Output the full listing below exactly as it reads, and skip anything that is a picture.

........

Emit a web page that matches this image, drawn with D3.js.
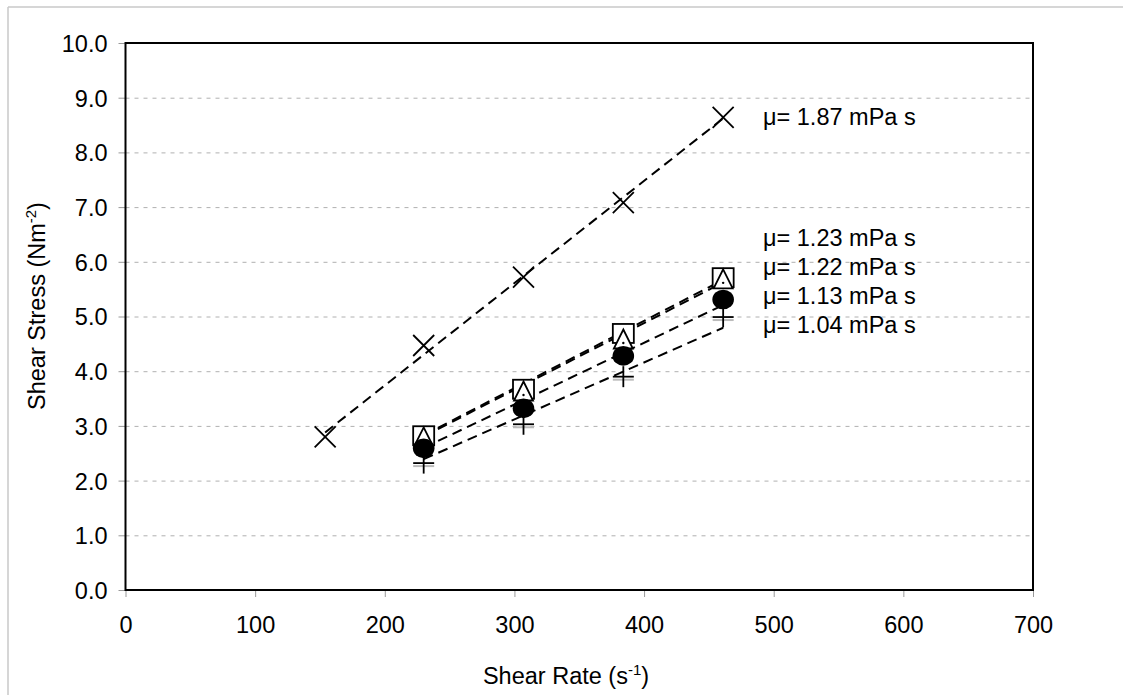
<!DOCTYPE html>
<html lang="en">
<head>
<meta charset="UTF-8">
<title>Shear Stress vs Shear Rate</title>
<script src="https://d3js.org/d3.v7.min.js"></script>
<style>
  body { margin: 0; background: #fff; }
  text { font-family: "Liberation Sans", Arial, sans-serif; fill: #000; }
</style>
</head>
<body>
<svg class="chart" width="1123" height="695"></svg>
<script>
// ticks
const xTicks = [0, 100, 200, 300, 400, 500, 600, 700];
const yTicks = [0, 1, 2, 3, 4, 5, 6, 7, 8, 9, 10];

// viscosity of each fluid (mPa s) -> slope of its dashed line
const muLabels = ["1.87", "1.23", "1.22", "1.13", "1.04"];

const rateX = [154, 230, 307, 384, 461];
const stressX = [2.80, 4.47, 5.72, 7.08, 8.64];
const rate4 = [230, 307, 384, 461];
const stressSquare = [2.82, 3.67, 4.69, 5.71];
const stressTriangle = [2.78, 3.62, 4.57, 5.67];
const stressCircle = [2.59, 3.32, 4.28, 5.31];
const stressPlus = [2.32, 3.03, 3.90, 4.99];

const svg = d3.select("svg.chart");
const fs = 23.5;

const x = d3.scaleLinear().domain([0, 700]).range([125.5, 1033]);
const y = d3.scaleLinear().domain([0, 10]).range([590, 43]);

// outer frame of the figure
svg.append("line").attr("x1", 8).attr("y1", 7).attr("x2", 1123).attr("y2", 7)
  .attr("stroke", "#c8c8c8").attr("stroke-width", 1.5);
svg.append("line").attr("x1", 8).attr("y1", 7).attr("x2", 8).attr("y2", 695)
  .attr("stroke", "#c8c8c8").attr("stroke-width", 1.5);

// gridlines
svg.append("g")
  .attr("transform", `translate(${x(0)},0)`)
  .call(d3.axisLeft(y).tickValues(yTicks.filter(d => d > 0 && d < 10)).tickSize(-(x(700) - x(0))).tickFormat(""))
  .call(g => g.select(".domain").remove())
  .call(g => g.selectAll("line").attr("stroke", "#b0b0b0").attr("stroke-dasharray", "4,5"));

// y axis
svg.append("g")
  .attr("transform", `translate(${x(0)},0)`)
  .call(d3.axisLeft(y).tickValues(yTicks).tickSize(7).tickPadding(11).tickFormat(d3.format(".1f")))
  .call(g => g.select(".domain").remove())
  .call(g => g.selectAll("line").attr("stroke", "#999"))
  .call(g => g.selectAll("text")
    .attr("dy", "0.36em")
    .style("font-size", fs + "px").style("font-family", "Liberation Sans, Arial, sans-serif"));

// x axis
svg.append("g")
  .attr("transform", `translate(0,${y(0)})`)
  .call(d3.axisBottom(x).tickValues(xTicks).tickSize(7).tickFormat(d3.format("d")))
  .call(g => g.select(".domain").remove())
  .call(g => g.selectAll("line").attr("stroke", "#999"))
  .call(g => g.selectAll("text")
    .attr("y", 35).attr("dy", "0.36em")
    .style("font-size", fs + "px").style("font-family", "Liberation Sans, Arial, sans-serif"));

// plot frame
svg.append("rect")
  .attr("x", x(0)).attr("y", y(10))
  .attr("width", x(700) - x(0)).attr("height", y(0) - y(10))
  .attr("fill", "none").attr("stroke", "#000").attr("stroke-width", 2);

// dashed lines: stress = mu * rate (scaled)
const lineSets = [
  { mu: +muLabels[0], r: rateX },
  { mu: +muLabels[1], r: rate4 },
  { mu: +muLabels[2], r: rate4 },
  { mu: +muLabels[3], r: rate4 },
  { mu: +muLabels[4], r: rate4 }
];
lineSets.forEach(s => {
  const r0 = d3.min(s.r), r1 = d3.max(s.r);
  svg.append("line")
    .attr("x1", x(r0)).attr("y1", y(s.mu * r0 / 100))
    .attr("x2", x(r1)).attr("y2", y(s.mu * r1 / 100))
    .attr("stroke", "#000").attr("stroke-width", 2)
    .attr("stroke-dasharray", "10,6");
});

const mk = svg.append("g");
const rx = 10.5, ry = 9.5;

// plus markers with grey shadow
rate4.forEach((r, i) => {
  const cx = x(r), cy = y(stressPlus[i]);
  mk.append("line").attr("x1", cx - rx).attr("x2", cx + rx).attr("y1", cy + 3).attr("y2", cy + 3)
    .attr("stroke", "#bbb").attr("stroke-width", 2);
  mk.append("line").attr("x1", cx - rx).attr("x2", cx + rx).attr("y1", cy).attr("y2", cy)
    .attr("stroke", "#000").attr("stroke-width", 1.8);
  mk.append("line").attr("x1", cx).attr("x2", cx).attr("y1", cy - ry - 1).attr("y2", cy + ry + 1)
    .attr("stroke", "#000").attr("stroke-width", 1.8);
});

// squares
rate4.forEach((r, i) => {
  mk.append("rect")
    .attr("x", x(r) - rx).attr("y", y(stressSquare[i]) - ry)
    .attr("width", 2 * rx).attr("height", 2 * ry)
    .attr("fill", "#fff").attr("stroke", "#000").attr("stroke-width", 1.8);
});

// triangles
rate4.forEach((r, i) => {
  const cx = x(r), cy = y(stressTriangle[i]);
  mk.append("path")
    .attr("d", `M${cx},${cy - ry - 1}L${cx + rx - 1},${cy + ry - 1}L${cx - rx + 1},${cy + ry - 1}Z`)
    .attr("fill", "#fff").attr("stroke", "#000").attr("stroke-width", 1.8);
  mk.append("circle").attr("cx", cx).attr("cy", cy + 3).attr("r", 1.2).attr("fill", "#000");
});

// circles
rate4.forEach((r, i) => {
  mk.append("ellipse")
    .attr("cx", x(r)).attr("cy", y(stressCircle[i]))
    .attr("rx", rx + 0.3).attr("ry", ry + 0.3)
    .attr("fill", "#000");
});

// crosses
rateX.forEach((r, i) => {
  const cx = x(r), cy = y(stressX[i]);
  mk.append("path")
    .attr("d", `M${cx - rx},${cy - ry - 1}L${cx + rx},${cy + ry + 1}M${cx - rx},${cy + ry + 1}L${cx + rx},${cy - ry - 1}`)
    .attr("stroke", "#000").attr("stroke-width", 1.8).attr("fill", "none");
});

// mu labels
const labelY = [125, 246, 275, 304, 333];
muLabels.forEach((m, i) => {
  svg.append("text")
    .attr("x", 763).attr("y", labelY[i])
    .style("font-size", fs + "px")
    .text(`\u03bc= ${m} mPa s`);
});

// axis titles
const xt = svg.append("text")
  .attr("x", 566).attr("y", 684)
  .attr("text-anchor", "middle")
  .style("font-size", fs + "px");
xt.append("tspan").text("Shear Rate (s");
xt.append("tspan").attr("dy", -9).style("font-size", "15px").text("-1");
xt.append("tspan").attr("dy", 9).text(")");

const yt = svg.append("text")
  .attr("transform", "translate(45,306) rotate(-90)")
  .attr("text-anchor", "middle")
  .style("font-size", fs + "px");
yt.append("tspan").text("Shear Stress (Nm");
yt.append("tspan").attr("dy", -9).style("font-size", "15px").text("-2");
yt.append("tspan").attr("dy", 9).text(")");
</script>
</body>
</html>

........

> **Expected answer**:
Emit a web page that matches this image, drawn with D3.js.
<!DOCTYPE html>
<html lang="en">
<head>
<meta charset="UTF-8">
<title>Shear Stress vs Shear Rate</title>
<script src="https://d3js.org/d3.v7.min.js"></script>
<style>
  body { margin: 0; background: #fff; }
  text { font-family: "Liberation Sans", Arial, sans-serif; fill: #000; }
</style>
</head>
<body>
<svg class="chart" width="1123" height="695"></svg>
<script>
// ticks
const xTicks = [0, 100, 200, 300, 400, 500, 600, 700];
const yTicks = [0, 1, 2, 3, 4, 5, 6, 7, 8, 9, 10];

// viscosity of each fluid (mPa s) -> slope of its dashed line
const muLabels = ["1.87", "1.23", "1.22", "1.13", "1.04"];

const rateX = [154, 230, 307, 384, 461];
const stressX = [2.80, 4.47, 5.72, 7.08, 8.64];
const rate4 = [230, 307, 384, 461];
const stressSquare = [2.82, 3.67, 4.69, 5.71];
const stressTriangle = [2.78, 3.62, 4.57, 5.67];
const stressCircle = [2.59, 3.32, 4.28, 5.31];
const stressPlus = [2.32, 3.03, 3.90, 4.99];

const svg = d3.select("svg.chart");
const fs = 23.5;

const x = d3.scaleLinear().domain([0, 700]).range([125.5, 1033]);
const y = d3.scaleLinear().domain([0, 10]).range([590, 43]);

// outer frame of the figure
svg.append("line").attr("x1", 8).attr("y1", 7).attr("x2", 1123).attr("y2", 7)
  .attr("stroke", "#c8c8c8").attr("stroke-width", 1.5);
svg.append("line").attr("x1", 8).attr("y1", 7).attr("x2", 8).attr("y2", 695)
  .attr("stroke", "#c8c8c8").attr("stroke-width", 1.5);

// gridlines
svg.append("g")
  .attr("transform", `translate(${x(0)},0)`)
  .call(d3.axisLeft(y).tickValues(yTicks.filter(d => d > 0 && d < 10)).tickSize(-(x(700) - x(0))).tickFormat(""))
  .call(g => g.select(".domain").remove())
  .call(g => g.selectAll("line").attr("stroke", "#b0b0b0").attr("stroke-dasharray", "4,5"));

// y axis
svg.append("g")
  .attr("transform", `translate(${x(0)},0)`)
  .call(d3.axisLeft(y).tickValues(yTicks).tickSize(7).tickPadding(11).tickFormat(d3.format(".1f")))
  .call(g => g.select(".domain").remove())
  .call(g => g.selectAll("line").attr("stroke", "#999"))
  .call(g => g.selectAll("text")
    .attr("dy", "0.36em")
    .style("font-size", fs + "px").style("font-family", "Liberation Sans, Arial, sans-serif"));

// x axis
svg.append("g")
  .attr("transform", `translate(0,${y(0)})`)
  .call(d3.axisBottom(x).tickValues(xTicks).tickSize(7).tickFormat(d3.format("d")))
  .call(g => g.select(".domain").remove())
  .call(g => g.selectAll("line").attr("stroke", "#999"))
  .call(g => g.selectAll("text")
    .attr("y", 35).attr("dy", "0.36em")
    .style("font-size", fs + "px").style("font-family", "Liberation Sans, Arial, sans-serif"));

// plot frame
svg.append("rect")
  .attr("x", x(0)).attr("y", y(10))
  .attr("width", x(700) - x(0)).attr("height", y(0) - y(10))
  .attr("fill", "none").attr("stroke", "#000").attr("stroke-width", 2);

// dashed lines: stress = mu * rate (scaled)
const lineSets = [
  { mu: +muLabels[0], r: rateX },
  { mu: +muLabels[1], r: rate4 },
  { mu: +muLabels[2], r: rate4 },
  { mu: +muLabels[3], r: rate4 },
  { mu: +muLabels[4], r: rate4 }
];
lineSets.forEach(s => {
  const r0 = d3.min(s.r), r1 = d3.max(s.r);
  svg.append("line")
    .attr("x1", x(r0)).attr("y1", y(s.mu * r0 / 100))
    .attr("x2", x(r1)).attr("y2", y(s.mu * r1 / 100))
    .attr("stroke", "#000").attr("stroke-width", 2)
    .attr("stroke-dasharray", "10,6");
});

const mk = svg.append("g");
const rx = 10.5, ry = 9.5;

// plus markers with grey shadow
rate4.forEach((r, i) => {
  const cx = x(r), cy = y(stressPlus[i]);
  mk.append("line").attr("x1", cx - rx).attr("x2", cx + rx).attr("y1", cy + 3).attr("y2", cy + 3)
    .attr("stroke", "#bbb").attr("stroke-width", 2);
  mk.append("line").attr("x1", cx - rx).attr("x2", cx + rx).attr("y1", cy).attr("y2", cy)
    .attr("stroke", "#000").attr("stroke-width", 1.8);
  mk.append("line").attr("x1", cx).attr("x2", cx).attr("y1", cy - ry - 1).attr("y2", cy + ry + 1)
    .attr("stroke", "#000").attr("stroke-width", 1.8);
});

// squares
rate4.forEach((r, i) => {
  mk.append("rect")
    .attr("x", x(r) - rx).attr("y", y(stressSquare[i]) - ry)
    .attr("width", 2 * rx).attr("height", 2 * ry)
    .attr("fill", "#fff").attr("stroke", "#000").attr("stroke-width", 1.8);
});

// triangles
rate4.forEach((r, i) => {
  const cx = x(r), cy = y(stressTriangle[i]);
  mk.append("path")
    .attr("d", `M${cx},${cy - ry - 1}L${cx + rx - 1},${cy + ry - 1}L${cx - rx + 1},${cy + ry - 1}Z`)
    .attr("fill", "#fff").attr("stroke", "#000").attr("stroke-width", 1.8);
  mk.append("circle").attr("cx", cx).attr("cy", cy + 3).attr("r", 1.2).attr("fill", "#000");
});

// circles
rate4.forEach((r, i) => {
  mk.append("ellipse")
    .attr("cx", x(r)).attr("cy", y(stressCircle[i]))
    .attr("rx", rx + 0.3).attr("ry", ry + 0.3)
    .attr("fill", "#000");
});

// crosses
rateX.forEach((r, i) => {
  const cx = x(r), cy = y(stressX[i]);
  mk.append("path")
    .attr("d", `M${cx - rx},${cy - ry - 1}L${cx + rx},${cy + ry + 1}M${cx - rx},${cy + ry + 1}L${cx + rx},${cy - ry - 1}`)
    .attr("stroke", "#000").attr("stroke-width", 1.8).attr("fill", "none");
});

// mu labels
const labelY = [125, 246, 275, 304, 333];
muLabels.forEach((m, i) => {
  svg.append("text")
    .attr("x", 763).attr("y", labelY[i])
    .style("font-size", fs + "px")
    .text(`\u03bc= ${m} mPa s`);
});

// axis titles
const xt = svg.append("text")
  .attr("x", 566).attr("y", 684)
  .attr("text-anchor", "middle")
  .style("font-size", fs + "px");
xt.append("tspan").text("Shear Rate (s");
xt.append("tspan").attr("dy", -9).style("font-size", "15px").text("-1");
xt.append("tspan").attr("dy", 9).text(")");

const yt = svg.append("text")
  .attr("transform", "translate(45,306) rotate(-90)")
  .attr("text-anchor", "middle")
  .style("font-size", fs + "px");
yt.append("tspan").text("Shear Stress (Nm");
yt.append("tspan").attr("dy", -9).style("font-size", "15px").text("-2");
yt.append("tspan").attr("dy", 9).text(")");
</script>
</body>
</html>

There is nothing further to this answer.